All of this means that many of the world’s largest companies trust Dynatrace to modernize and automate their operations, launch better software faster, and deliver new digital experiences.

New Relic

New Relic is one of the oldest platforms in the world of observability. The platform offers easy-to-use tools and highly configurable dashboards. They also allow you to choose between over 400 quickstarts that provide integrations, dashboards and alerts related to the main software tools that are commonly used on a daily basis.

Another of its strong points is its commitment to open source technologies, with projects such as Prometheus or Grafana that limit the business cost that this type of platform usually has.

Its Applied Intelligence tool automatically detects and explains anomalies before they become incidents, reduces excessive re-alerts by correlating related alerts, and diagnoses problems by enriching incidents with context, allowing you to quickly get to the root of problems.

Honeycomb

Honeycomb is an observability tool that shows potential problems users experience with enterprise applications in complex and unpredictable environments.

In a matter of seconds, it finds patterns and outliers in billions of rows of data to solve problems and for its approach it is one of the most valued platforms by SRE and DevOps teams.

One of the most interesting features is BubbleUp, a tool that signals the correct dimension of an atypical event which is causing problems. And it’s true that Honeycomb’s interface can be a bit overwhelming when you’re just starting out, but the platform offers extensive step-by-step tutorials that make the experience easy.

splunk

Splunk has been a giant in the APM market for nearly two decades, and today offers a range of observability applications.
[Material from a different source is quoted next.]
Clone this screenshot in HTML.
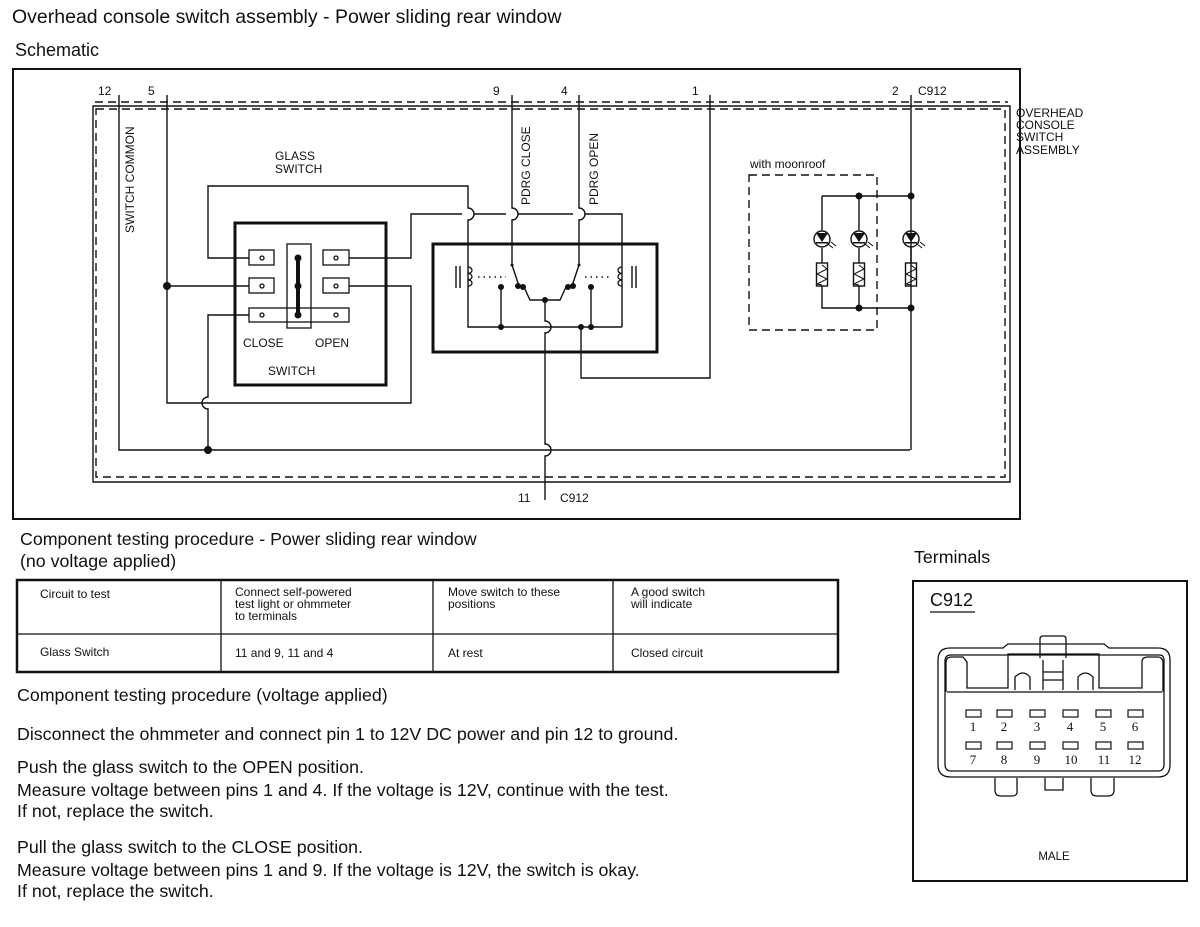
<!DOCTYPE html>
<html><head><meta charset="utf-8"><style>
body{margin:0;background:#fff;}
svg{display:block;font-family:"Liberation Sans",sans-serif;}
</style></head><body>
<svg width="1200" height="927" viewBox="0 0 1200 927" xmlns="http://www.w3.org/2000/svg">
<rect width="1200" height="927" fill="#fff"/>
<g fill="#111" font-size="19.5">
<text x="12" y="23">Overhead console switch assembly - Power sliding rear window</text>
<text x="15" y="56" font-size="18">Schematic</text>
</g>
<rect x="13" y="69" width="1007" height="450" fill="none" stroke="#111" stroke-width="2"/>
<g stroke="#111" fill="none" stroke-width="1.4">
<path d="M93 106 H1010 V482 H93 Z"/>
<path d="M96 109 H1005 V477 H96 Z" stroke-dasharray="8,5"/>
<path d="M95 102 H1008" stroke-dasharray="8,5"/>
<path d="M119 95 V450 H910"/>
<path d="M167 95 V403 H411 V286 H349"/>
<path d="M167 286 H249"/>
<path d="M208 450 V409 a6 6 0 0 1 0 -12 V315 H249"/>
<path d="M249 258 H208 V186 H468 V208 a6 6 0 0 1 0 12 V327 H622"/>
<path d="M349 258 H411 V214 H462 M474 214 H506 M518 214 H573 M585 214 H622 V327"/>
<path d="M512 95 V208 a6 6 0 0 1 0 12 V265 L519 286"/>
<path d="M579 95 V208 a6 6 0 0 1 0 12 V265 L572 286"/>
<path d="M524 287 L530 300 H560 L566 287"/>
<path d="M545 300 V321 a6 6 0 0 1 0 12 V444 a6 6 0 0 1 0 12 V500"/>
<path d="M501 287 V327 M591 287 V327"/>
<path d="M581 327 V378 H710 V95"/>
<path d="M911 95 V450"/>
<path d="M468 267 a4 3.2 0 0 1 0 6.4 a4 3.2 0 0 1 0 6.4 a4 3.2 0 0 1 0 6.4" stroke-width="1.3"/>
<path d="M622 267 a4 3.2 0 0 0 0 6.4 a4 3.2 0 0 0 0 6.4 a4 3.2 0 0 0 0 6.4" stroke-width="1.3"/>
<path d="M456 266 V288 M460 266 V288 M632 266 V288 M636 266 V288"/>
<path d="M478 277 H506 M585 277 H612" stroke-dasharray="1.5,4"/>
<path d="M749 175 H877 V330 H749 Z" stroke-dasharray="8,5"/>
<path d="M822 196 H911 M822 196 V230 M859 196 V230 M822 248 V263 M859 248 V263 M911 248 V263 M822 286 V308 H911 M859 286 V308"/>
<g>
<circle cx="822" cy="239" r="8"/><circle cx="859" cy="239" r="8"/><circle cx="911" cy="239" r="8"/>
<rect x="816.5" y="263" width="11" height="23"/><rect x="853.5" y="263" width="11" height="23"/><rect x="905.5" y="263" width="11" height="23"/>
<path d="M822 265 l5 4 l-10 5 l10 5 l-10 5 l5 1 M859 265 l5 4 l-10 5 l10 5 l-10 5 l5 1 M911 265 l5 4 l-10 5 l10 5 l-10 5 l5 1" stroke-width="1"/>
<path d="M828 244 l5 4 M831 242 l5 4 M865 244 l5 4 M868 242 l5 4 M917 244 l5 4 M920 242 l5 4" stroke-width="1"/>
</g>
</g>
<g fill="#111">
<path d="M816 233 h12 l-6 9 z M853 233 h12 l-6 9 z M905 233 h12 l-6 9 z"/>
<rect x="816" y="242" width="12" height="1.5"/><rect x="853" y="242" width="12" height="1.5"/><rect x="905" y="242" width="12" height="1.5"/>
<circle cx="167" cy="286" r="4"/><circle cx="208" cy="450" r="4"/>
<circle cx="518" cy="286" r="3"/><circle cx="523" cy="287" r="3"/><circle cx="568" cy="287" r="3"/><circle cx="573" cy="286" r="3"/>
<circle cx="545" cy="300" r="3"/><circle cx="501" cy="287" r="3"/><circle cx="591" cy="287" r="3"/>
<circle cx="501" cy="327" r="3"/><circle cx="581" cy="327" r="3"/><circle cx="591" cy="327" r="3"/>
<circle cx="512" cy="265" r="1.5"/><circle cx="579" cy="265" r="1.5"/>
<circle cx="859" cy="196" r="3.5"/><circle cx="911" cy="196" r="3.5"/><circle cx="859" cy="308" r="3.5"/><circle cx="911" cy="308" r="3.5"/>
</g>
<rect x="235" y="223" width="151" height="162" fill="none" stroke="#111" stroke-width="3"/>
<g stroke="#111" fill="#fff" stroke-width="1.3">
<rect x="249" y="250" width="25" height="15"/><rect x="249" y="278" width="25" height="15"/>
<rect x="323" y="250" width="26" height="15"/><rect x="323" y="278" width="26" height="15"/>
<rect x="249" y="308" width="100" height="14"/>
<rect x="287" y="244" width="24" height="84" fill="none"/>
<circle cx="262" cy="258" r="2"/><circle cx="262" cy="286" r="2"/><circle cx="262" cy="315" r="2"/>
<circle cx="336" cy="258" r="2"/><circle cx="336" cy="286" r="2"/><circle cx="336" cy="315" r="2"/>
</g>
<path d="M298 258 V315" stroke="#111" stroke-width="4"/>
<g fill="#111"><circle cx="298" cy="258" r="3.5"/><circle cx="298" cy="286" r="3.5"/><circle cx="298" cy="315" r="3.5"/></g>
<rect x="433" y="244" width="224" height="108" fill="none" stroke="#111" stroke-width="3"/>
<g fill="#111" font-size="12">
<text x="98" y="95">12</text><text x="148" y="95">5</text><text x="493" y="95">9</text><text x="561" y="95">4</text>
<text x="692" y="95">1</text><text x="892" y="95">2</text><text x="918" y="95">C912</text>
<text x="518" y="502">11</text><text x="560" y="502">C912</text>
<text x="275" y="160">GLASS</text><text x="275" y="173">SWITCH</text>
<text x="243" y="347">CLOSE</text><text x="315" y="347">OPEN</text><text x="268" y="375">SWITCH</text>
<text x="750" y="168">with moonroof</text>
<text x="1016" y="117">OVERHEAD</text><text x="1016" y="129">CONSOLE</text><text x="1016" y="141">SWITCH</text><text x="1016" y="154">ASSEMBLY</text>
<text transform="translate(134,233) rotate(-90)">SWITCH COMMON</text>
<text transform="translate(530,205) rotate(-90)">PDRG CLOSE</text>
<text transform="translate(598,205) rotate(-90)">PDRG OPEN</text>
</g>
<g fill="#111" font-size="17.8">
<text x="20" y="545">Component testing procedure - Power sliding rear window</text>
<text x="20" y="567">(no voltage applied)</text>
<text x="17" y="701">Component testing procedure (voltage applied)</text>
<text x="17" y="740">Disconnect the ohmmeter and connect pin 1 to 12V DC power and pin 12 to ground.</text>
<text x="17" y="773">Push the glass switch to the OPEN position.</text>
<text x="17" y="796">Measure voltage between pins 1 and 4. If the voltage is 12V, continue with the test.</text>
<text x="17" y="817">If not, replace the switch.</text>
<text x="17" y="853">Pull the glass switch to the CLOSE position.</text>
<text x="17" y="876">Measure voltage between pins 1 and 9. If the voltage is 12V, the switch is okay.</text>
<text x="17" y="897">If not, replace the switch.</text>
<text x="914" y="563">Terminals</text>
</g>
<g stroke="#111" fill="none">
<rect x="17" y="580" width="821" height="92" stroke-width="2.5"/>
<path d="M17 634 H838 M221 580 V672 M433 580 V672 M613 580 V672" stroke-width="1.3"/>
</g>
<g fill="#111" font-size="12">
<text x="40" y="598">Circuit to test</text>
<text x="235" y="596">Connect self-powered</text><text x="235" y="608">test light or ohmmeter</text><text x="235" y="620">to terminals</text>
<text x="448" y="596">Move switch to these</text><text x="448" y="608">positions</text>
<text x="631" y="596">A good switch</text><text x="631" y="608">will indicate</text>
<text x="40" y="656">Glass Switch</text><text x="235" y="657">11 and 9, 11 and 4</text>
<text x="448" y="657">At rest</text><text x="631" y="657">Closed circuit</text>
</g>
<rect x="913" y="581" width="274" height="300" fill="none" stroke="#111" stroke-width="2"/>
<text x="930" y="606" font-size="18" fill="#111">C912</text>
<path d="M930 612 H975" stroke="#111" stroke-width="1.3"/>
<g stroke="#111" fill="none" stroke-width="1.3">
<path d="M950 648 H1003 L1008 644 H1104 L1109 648 H1158 Q1170 648 1170 660 V765 Q1170 777 1158 777 H951 Q938 777 938 765 V660 Q938 648 950 648 Z"/>
<path d="M945 764 V661 Q945 655 951 655 H1160 Q1164 655 1164 661 V764 Q1164 771 1158 771 H951 Q945 771 945 764 Z"/>
<path d="M946 692 V662 Q946 657 952 657 H963 L967 662 V688 H1008 V654 H1099 V688 H1142 V662 Q1142 657 1148 657 H1158 Q1162 657 1163 662 V692"/>
<path d="M1015 690 V677 Q1023 669 1030 677 V690 M1078 690 V677 Q1085 669 1093 677 V690"/>
<path d="M947 692 H1162"/>
<path d="M1040 658 V639 Q1040 636 1043 636 H1063 Q1066 636 1066 639 V658 M1043 660 V690 M1063 660 V690 M1043 672 H1063 M1043 680 H1063"/>
<path d="M995 778 V790 Q995 796 1001 796 H1012 Q1018 796 1017 790 V778 M1045 778 V790 H1063 V778 M1091 778 V790 Q1091 796 1097 796 H1108 Q1114 796 1114 790 V778"/>
</g>
<g stroke="#111" fill="#fff" stroke-width="1.2">
<rect x="966" y="710" width="15" height="7"/><rect x="997" y="710" width="15" height="7"/><rect x="1030" y="710" width="15" height="7"/><rect x="1063" y="710" width="15" height="7"/><rect x="1096" y="710" width="15" height="7"/><rect x="1128" y="710" width="15" height="7"/>
<rect x="966" y="742" width="15" height="7"/><rect x="997" y="742" width="15" height="7"/><rect x="1030" y="742" width="15" height="7"/><rect x="1063" y="742" width="15" height="7"/><rect x="1096" y="742" width="15" height="7"/><rect x="1128" y="742" width="15" height="7"/>
</g>
<g fill="#111" font-size="13" font-family="Liberation Serif, serif" text-anchor="middle">
<text x="973" y="731">1</text><text x="1004" y="731">2</text><text x="1037" y="731">3</text><text x="1070" y="731">4</text><text x="1103" y="731">5</text><text x="1135" y="731">6</text>
<text x="973" y="764">7</text><text x="1004" y="764">8</text><text x="1037" y="764">9</text><text x="1071" y="764">10</text><text x="1104" y="764">11</text><text x="1135" y="764">12</text>
</g>
<text x="1054" y="860" font-size="11.5" fill="#111" text-anchor="middle">MALE</text>
</svg>
</body></html>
Individual solutions are available for infrastructure monitoring, APM, logging, front-end user monitoring, synthetic monitoring, and automated incident response.

Users can choose to add each of these applications to their final solution, or you can bundle them in an as-a-service mode, in the Splunk Observability Cloud.

One of its greatest advantages is that its instrumentation functions are natively compatible with OpenTelemetryan open source observability framework.

This means that the entire platform is completely vendor agnostic and provides a consistent framework for telemetry data collection across applications.